Les produits phytosanitaires (PPh) protègent les cultures contre les adventices (à l’aide d’herbicides), les maladies fongiques (à l’aide de fongicides) et les insectes nuisibles (à l’aide d’insecticides). Cependant, ils peuvent également entraîner des effets secondaires indésirables sur les hommes, les animaux et l’environnement. Une procédure d’homologation approfondie et des mesures de politique agricole visent à réduire à la fois la quantité utilisée et les risques potentiels des PPh. Agroscope a analysé en détail l’évolution de l’utilisation des PPh dans les grandes cultures et du potentiel de risque pour les eaux de surface au cours des dix dernières années.
Calcul de l’emploi des PPh et du potentiel de risque
Depuis 2009, 300 exploitations agricoles enregistrent combien de PPh elles utilisent, quand et pour quelle culture. Par extrapolation, ces chiffres ont permis de calculer l’utilisation de produits phytosanitaires par grande culture dans l’ensemble de la Suisse. Les risques pour les eaux de surface ont ensuite été calculés à l’aide du modèle SYNOPS, une fois en tenant compte des restrictions d’application associées à l’autorisation dans le but de réduire les risques et une fois sans en tenir compte.

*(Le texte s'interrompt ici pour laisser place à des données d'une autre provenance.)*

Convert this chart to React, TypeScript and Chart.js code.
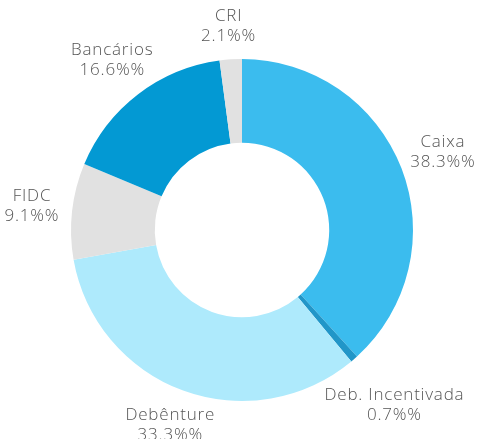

Principaux résultats de l’étude d’Agroscope
De 2009 à 2018, entre 328 et 476 tonnes d’herbicides par an ont été utilisées dans les grandes cultures suisses, sachant que la quantité de substances actives utilisées a diminué de près de 31 % entre 2012 et 2018. Entre 99 et 146 tonnes de fongicides ont été employés par an, avec près de 27 % en moins en 2018 par rapport à 2009. Les insecticides, qui sont souvent très efficaces même à faible dose, ont été utilisés en quantités beaucoup plus faibles que les herbicides et les fongicides – à l’exception de l’huile de paraffine dans les cultures de pommes de terre. La quantité d’insecticides utilisée a fluctué au fil des ans sans qu’une tendance nette puisse être dégagée. Outre les changements intervenus dans l’homologation des PPh et l’augmentation de la culture bio et extenso (renoncement aux fongicides et insecticides), le recul de la surface cultivée en céréales a également été à l’origine de la diminution de la quantité de substances actives utilisées dans les grandes cultures dans l’ensemble de la Suisse.
Les potentiels de risque pondérés par la surface (quotient de la concentration environnementale et de la toxicité, extrapolé pour la surface cultivée de toutes les grandes cultures) étaient les plus élevés pour les herbicides, suivis des insecticides et enfin des fongicides. Les potentiels de risque affichaient une tendance constante pour les herbicides, une tendance décroissante pour les fongicides et une tendance croissante pour les insecticides. Lorsque les effets des exigences de réduction des risques imposées lors de l’homologation des produits étaient également pris en compte dans le calcul, tous les potentiels de risque diminuaient, ceci dans certains cas de manière significative. En outre, on a constaté une tendance générale à la baisse pour les trois groupes de substances actives. Le choix du principe actif peut également avoir une influence majeure sur le potentiel de risque. Pour les insecticides, celui-ci a par exemple considérablement augmenté en 2014 par rapport à 2013. Cela est dû à l’homologation d’une substance active pour lutter contre le méligèthe du colza. Toutefois, cette augmentation a pu être considérablement réduite par les restrictions d’application associées à l’autorisation.
Conclusion
- La quantité de PPh utilisée dans les grandes cultures en Suisse et le potentiel de risque pour les eaux de surface ont diminué ces dernières années.
- Les restrictions d’application associées à l’homologation des produits dans le but de limiter les risques ont réduit le potentiel de risque pour les eaux de surface, dans certains cas de manière significative.
- Sans tenir compte de ces restrictions, le potentiel de risque n’a diminué que pour les fongicides, a augmenté pour les insecticides et est resté constant pour les herbicides.
- Le choix de la substance active a eu une influence majeure sur les potentiels de risque, car les substances actives ont un comportement différent dans l’environnement et une écotoxicité différente.
- Le potentiel de risque des PPh pour les eaux de surface n’est pas corrélé aux quantités utilisées: certaines substances actives, bien qu’utilisés en petites quantités, dominaient les risques; d’autres substances actives, bien qu’utilisés en grandes quantités, affichaient un faible potentiel de risque.
- Un soutien ciblé apporté aux exploitations agricoles en ce qui concerne l’utilisation de substances actives à faible risque peut contribuer de manière importante à réduire le potentiel de risque.